--- Task to carry out ---
Look through the data below and output, unchanged, every line from the one holding "Rebuild this chart" through the one holding "ax2 = fig.add_axes([0.5926, 0.0670, 0.4017, 0.8695])", inclusive. Skip the pictures.

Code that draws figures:

— BEGIN —

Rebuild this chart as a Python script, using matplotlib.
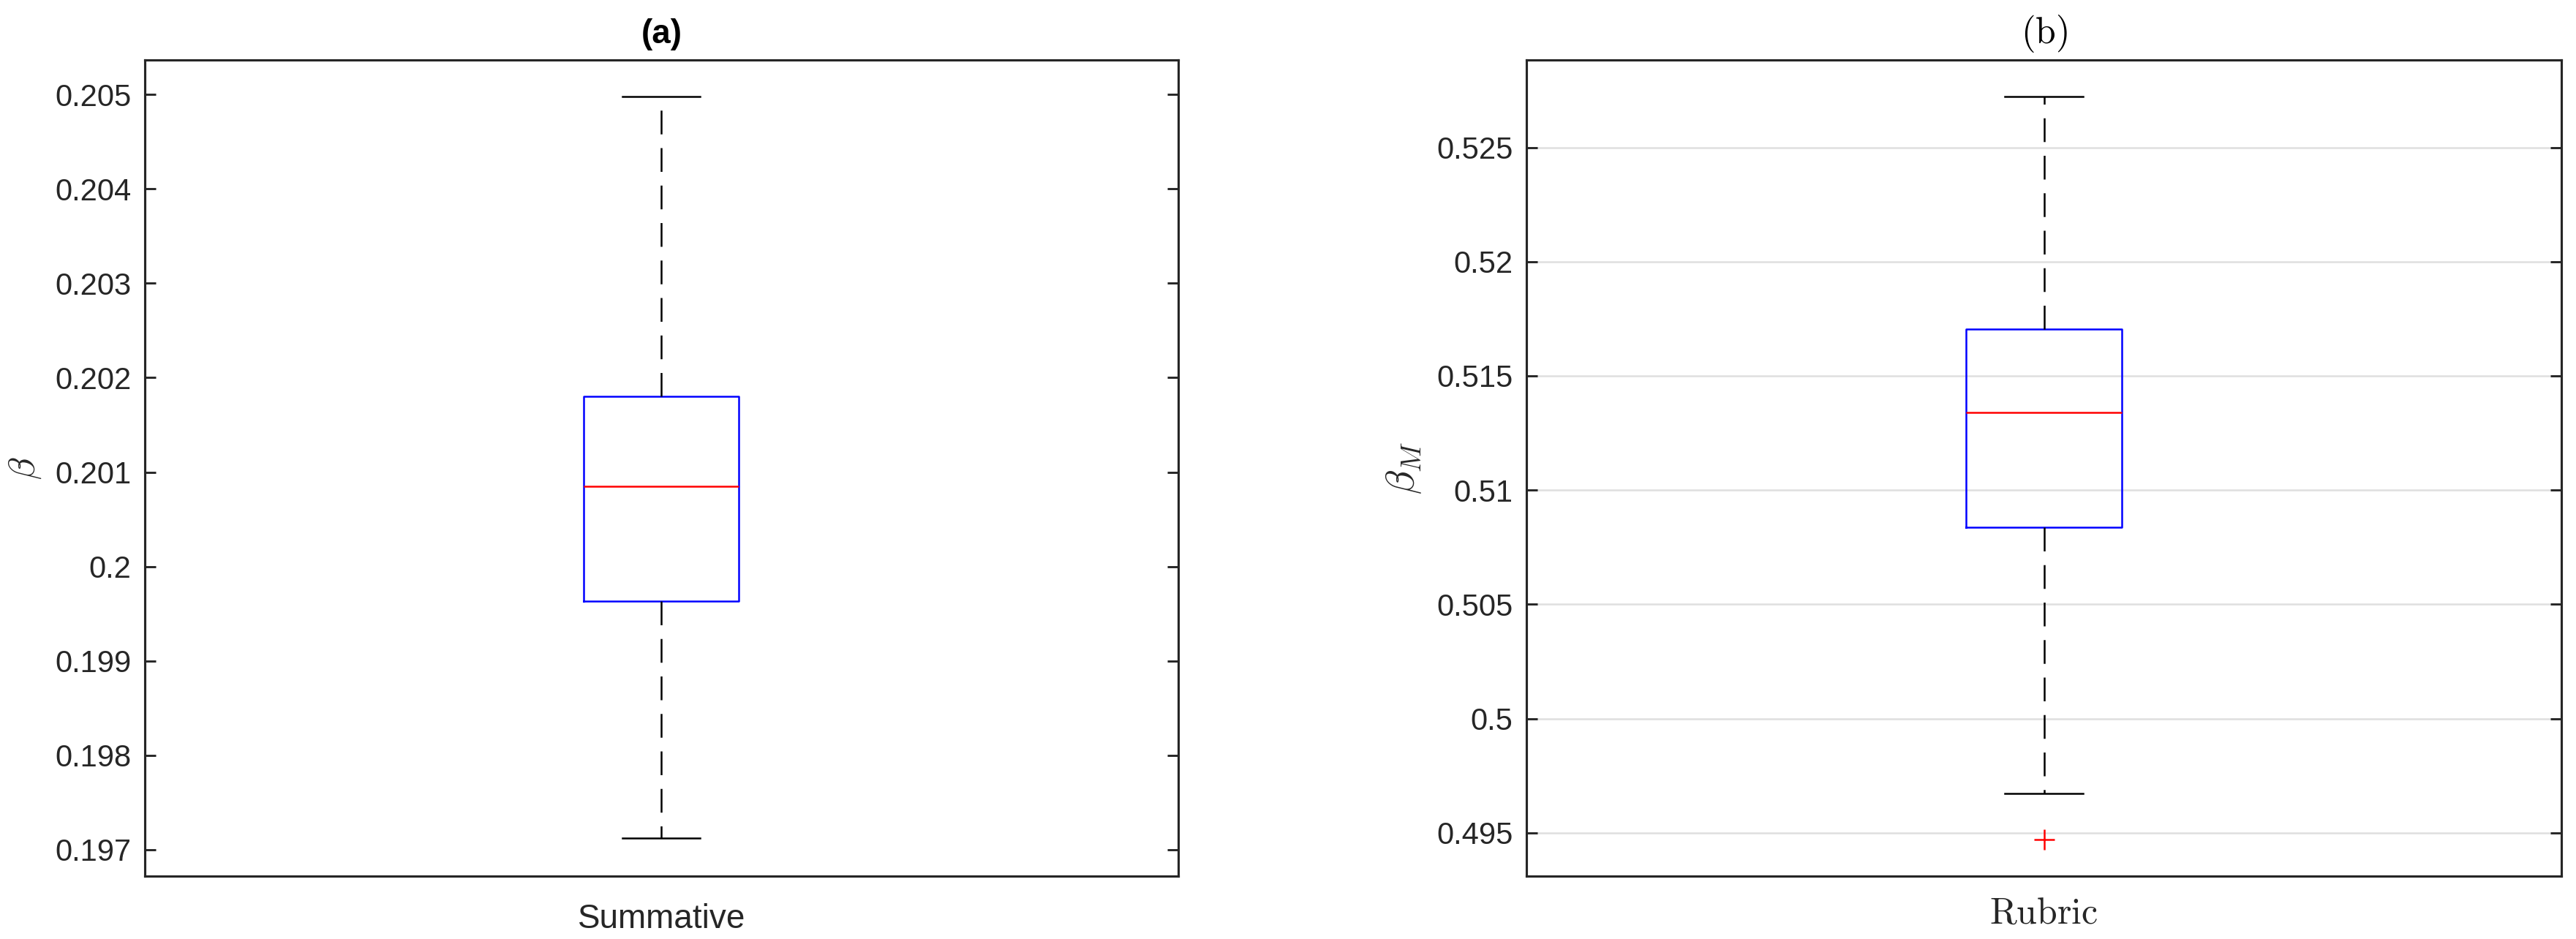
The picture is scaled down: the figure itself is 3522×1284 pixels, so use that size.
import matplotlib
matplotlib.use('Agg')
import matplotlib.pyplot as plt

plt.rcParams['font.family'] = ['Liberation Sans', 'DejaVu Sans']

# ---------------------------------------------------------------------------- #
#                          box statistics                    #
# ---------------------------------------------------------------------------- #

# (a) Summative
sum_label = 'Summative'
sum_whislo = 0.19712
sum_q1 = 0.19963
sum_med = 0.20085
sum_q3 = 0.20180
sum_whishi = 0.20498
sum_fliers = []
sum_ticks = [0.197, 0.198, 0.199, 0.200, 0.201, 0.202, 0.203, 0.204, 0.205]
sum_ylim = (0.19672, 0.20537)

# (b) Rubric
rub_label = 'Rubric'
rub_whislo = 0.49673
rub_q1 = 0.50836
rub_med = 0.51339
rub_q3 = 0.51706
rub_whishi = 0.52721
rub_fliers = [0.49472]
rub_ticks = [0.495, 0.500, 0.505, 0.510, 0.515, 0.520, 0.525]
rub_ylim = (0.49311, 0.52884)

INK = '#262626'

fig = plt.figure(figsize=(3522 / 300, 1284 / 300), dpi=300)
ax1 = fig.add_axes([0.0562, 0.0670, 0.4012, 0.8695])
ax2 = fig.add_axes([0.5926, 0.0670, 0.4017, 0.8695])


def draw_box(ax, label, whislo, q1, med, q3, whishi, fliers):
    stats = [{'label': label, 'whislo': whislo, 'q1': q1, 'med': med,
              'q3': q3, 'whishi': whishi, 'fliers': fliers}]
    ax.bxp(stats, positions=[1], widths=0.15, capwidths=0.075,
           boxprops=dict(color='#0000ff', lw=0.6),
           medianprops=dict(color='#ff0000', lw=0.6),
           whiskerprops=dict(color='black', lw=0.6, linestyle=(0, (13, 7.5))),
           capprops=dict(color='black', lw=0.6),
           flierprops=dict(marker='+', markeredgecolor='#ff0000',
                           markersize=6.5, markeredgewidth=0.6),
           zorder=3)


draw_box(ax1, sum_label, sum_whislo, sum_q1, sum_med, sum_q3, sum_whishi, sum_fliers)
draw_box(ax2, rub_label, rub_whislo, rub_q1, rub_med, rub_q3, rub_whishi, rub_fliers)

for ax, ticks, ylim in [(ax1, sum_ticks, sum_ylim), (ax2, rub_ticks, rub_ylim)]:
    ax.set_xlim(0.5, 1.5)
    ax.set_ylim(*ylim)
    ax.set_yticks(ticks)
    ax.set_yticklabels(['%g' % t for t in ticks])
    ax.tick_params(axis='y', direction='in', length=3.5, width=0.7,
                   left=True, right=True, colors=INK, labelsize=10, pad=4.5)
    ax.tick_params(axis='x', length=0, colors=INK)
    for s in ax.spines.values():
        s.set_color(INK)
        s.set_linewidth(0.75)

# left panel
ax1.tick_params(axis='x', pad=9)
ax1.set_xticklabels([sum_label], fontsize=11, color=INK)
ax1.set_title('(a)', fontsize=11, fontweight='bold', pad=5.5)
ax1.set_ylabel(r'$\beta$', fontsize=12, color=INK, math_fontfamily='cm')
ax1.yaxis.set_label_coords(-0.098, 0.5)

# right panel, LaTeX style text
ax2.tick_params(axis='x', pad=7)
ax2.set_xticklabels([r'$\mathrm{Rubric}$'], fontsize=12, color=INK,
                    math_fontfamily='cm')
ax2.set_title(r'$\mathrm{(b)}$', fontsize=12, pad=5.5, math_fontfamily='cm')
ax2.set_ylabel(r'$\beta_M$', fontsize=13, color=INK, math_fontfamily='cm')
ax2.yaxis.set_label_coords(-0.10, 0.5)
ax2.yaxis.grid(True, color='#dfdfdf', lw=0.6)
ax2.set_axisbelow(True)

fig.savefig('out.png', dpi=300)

— END —
— BEGIN —

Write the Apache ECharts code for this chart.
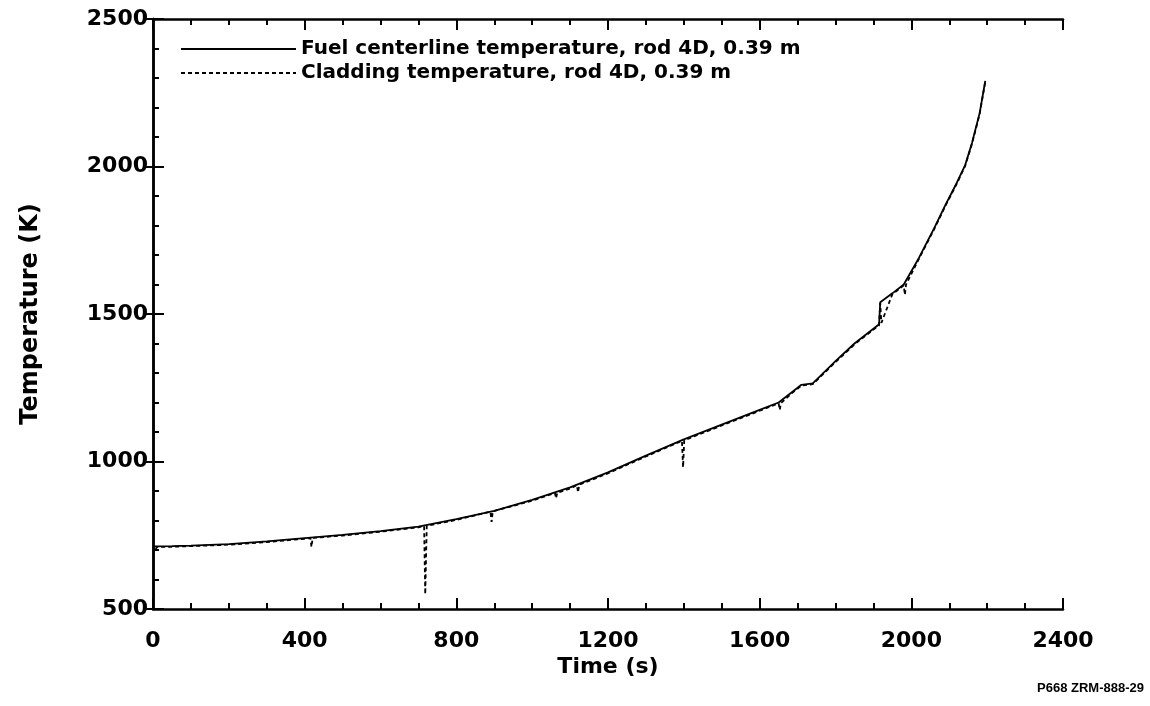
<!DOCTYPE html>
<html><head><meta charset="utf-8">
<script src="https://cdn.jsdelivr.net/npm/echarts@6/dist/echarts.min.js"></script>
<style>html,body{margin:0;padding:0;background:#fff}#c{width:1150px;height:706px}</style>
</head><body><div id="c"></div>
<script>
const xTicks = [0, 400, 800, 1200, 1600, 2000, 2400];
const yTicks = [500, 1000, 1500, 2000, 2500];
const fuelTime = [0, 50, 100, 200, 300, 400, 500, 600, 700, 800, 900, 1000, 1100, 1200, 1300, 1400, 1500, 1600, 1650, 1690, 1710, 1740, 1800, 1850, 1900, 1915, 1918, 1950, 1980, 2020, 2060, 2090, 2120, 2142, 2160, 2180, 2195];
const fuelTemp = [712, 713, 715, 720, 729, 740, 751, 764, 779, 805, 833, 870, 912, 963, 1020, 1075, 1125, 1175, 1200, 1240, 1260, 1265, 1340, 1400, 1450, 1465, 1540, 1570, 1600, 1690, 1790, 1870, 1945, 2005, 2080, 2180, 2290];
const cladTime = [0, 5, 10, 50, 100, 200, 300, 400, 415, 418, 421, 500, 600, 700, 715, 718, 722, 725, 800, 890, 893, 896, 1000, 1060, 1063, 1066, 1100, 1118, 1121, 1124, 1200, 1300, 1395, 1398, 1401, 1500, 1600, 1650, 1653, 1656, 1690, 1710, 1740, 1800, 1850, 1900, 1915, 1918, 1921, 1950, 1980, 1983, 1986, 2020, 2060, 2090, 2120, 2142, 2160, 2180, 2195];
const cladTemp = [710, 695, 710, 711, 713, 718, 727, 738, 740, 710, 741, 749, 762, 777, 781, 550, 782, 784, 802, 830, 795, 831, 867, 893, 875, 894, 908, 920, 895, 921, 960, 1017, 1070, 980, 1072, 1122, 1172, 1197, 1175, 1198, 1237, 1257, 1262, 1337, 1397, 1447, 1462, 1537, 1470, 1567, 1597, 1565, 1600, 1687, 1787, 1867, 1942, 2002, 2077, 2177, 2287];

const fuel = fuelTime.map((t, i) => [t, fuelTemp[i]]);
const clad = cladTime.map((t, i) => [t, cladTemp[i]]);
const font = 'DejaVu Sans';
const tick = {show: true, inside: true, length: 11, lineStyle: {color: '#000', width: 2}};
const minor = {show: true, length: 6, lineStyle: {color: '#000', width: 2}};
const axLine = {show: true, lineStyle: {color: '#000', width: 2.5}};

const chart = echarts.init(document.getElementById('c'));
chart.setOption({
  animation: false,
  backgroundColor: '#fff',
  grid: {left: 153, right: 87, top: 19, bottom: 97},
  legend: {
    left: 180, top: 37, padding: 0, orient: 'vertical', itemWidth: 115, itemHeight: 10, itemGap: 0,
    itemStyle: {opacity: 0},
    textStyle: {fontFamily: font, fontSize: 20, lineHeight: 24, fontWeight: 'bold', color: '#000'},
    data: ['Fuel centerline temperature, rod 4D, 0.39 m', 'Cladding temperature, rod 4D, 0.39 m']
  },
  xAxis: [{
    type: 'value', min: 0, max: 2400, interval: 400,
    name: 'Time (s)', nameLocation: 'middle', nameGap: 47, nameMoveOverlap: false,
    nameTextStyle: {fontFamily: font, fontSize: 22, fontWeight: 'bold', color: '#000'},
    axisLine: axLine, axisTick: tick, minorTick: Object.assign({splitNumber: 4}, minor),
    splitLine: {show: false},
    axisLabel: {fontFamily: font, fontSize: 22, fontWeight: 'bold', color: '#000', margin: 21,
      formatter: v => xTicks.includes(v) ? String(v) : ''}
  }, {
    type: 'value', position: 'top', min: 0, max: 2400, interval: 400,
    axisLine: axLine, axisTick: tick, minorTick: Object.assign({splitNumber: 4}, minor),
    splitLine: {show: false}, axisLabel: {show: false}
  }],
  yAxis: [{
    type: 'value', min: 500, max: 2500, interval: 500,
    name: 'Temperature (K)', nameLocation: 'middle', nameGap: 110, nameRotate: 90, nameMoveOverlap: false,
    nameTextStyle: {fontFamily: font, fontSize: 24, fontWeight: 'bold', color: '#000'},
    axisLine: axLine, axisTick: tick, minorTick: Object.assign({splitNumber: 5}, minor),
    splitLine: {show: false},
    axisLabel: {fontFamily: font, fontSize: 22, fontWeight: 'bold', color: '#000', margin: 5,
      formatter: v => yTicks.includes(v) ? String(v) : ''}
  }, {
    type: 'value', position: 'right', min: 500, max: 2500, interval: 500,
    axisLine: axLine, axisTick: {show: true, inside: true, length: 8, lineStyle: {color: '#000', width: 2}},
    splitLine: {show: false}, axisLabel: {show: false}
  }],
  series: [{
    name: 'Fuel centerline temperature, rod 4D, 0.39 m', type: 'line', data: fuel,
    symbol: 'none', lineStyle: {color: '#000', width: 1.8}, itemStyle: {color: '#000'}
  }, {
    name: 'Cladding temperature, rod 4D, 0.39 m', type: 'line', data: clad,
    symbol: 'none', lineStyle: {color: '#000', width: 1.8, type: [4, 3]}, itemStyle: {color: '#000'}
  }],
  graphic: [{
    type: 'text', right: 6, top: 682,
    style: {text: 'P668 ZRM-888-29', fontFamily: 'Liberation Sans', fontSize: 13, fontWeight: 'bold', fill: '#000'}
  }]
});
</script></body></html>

— END —
— BEGIN —

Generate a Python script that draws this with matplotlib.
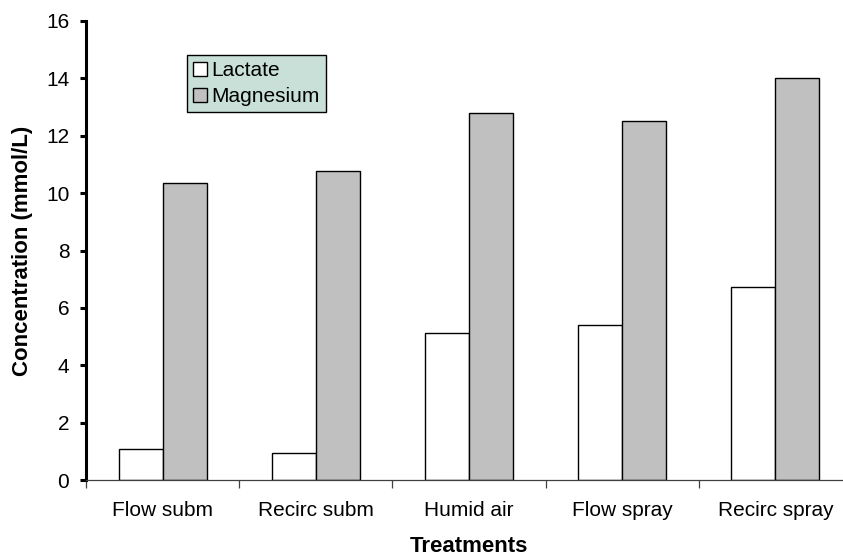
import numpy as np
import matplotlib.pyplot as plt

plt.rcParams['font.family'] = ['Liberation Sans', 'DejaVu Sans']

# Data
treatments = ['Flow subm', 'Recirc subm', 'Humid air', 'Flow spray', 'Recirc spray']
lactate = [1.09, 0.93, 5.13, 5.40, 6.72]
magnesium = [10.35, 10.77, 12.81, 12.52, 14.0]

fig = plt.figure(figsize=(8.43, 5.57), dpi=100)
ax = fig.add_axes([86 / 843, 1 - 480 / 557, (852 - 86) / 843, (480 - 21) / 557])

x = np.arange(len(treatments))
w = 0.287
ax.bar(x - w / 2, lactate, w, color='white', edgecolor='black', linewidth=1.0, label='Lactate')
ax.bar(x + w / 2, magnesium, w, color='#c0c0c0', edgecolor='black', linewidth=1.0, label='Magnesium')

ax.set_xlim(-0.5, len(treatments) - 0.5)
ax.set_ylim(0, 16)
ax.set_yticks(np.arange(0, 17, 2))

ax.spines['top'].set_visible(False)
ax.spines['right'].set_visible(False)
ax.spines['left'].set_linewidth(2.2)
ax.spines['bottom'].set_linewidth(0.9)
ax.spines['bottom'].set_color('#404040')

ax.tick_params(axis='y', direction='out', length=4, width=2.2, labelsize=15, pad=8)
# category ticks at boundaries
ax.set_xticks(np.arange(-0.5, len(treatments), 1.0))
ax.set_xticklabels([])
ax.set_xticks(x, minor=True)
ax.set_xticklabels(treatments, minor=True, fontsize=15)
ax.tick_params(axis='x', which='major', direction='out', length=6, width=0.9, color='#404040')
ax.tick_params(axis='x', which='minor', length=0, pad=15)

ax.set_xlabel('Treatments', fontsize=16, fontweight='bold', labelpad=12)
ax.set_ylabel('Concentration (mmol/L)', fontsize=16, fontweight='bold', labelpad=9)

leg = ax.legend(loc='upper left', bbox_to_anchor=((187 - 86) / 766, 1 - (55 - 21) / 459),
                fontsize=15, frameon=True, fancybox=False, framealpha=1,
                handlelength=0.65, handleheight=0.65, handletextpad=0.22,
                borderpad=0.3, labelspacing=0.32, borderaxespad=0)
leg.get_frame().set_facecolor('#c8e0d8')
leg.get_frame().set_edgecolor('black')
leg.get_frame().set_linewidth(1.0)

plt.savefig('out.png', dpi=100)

— END —

--- Answer for the task ---
Rebuild this chart as a Python script, using matplotlib.
The picture is scaled down: the figure itself is 3522×1284 pixels, so use that size.
import matplotlib
matplotlib.use('Agg')
import matplotlib.pyplot as plt

plt.rcParams['font.family'] = ['Liberation Sans', 'DejaVu Sans']

# ---------------------------------------------------------------------------- #
#                          box statistics                    #
# ---------------------------------------------------------------------------- #

# (a) Summative
sum_label = 'Summative'
sum_whislo = 0.19712
sum_q1 = 0.19963
sum_med = 0.20085
sum_q3 = 0.20180
sum_whishi = 0.20498
sum_fliers = []
sum_ticks = [0.197, 0.198, 0.199, 0.200, 0.201, 0.202, 0.203, 0.204, 0.205]
sum_ylim = (0.19672, 0.20537)

# (b) Rubric
rub_label = 'Rubric'
rub_whislo = 0.49673
rub_q1 = 0.50836
rub_med = 0.51339
rub_q3 = 0.51706
rub_whishi = 0.52721
rub_fliers = [0.49472]
rub_ticks = [0.495, 0.500, 0.505, 0.510, 0.515, 0.520, 0.525]
rub_ylim = (0.49311, 0.52884)

INK = '#262626'

fig = plt.figure(figsize=(3522 / 300, 1284 / 300), dpi=300)
ax1 = fig.add_axes([0.0562, 0.0670, 0.4012, 0.8695])
ax2 = fig.add_axes([0.5926, 0.0670, 0.4017, 0.8695])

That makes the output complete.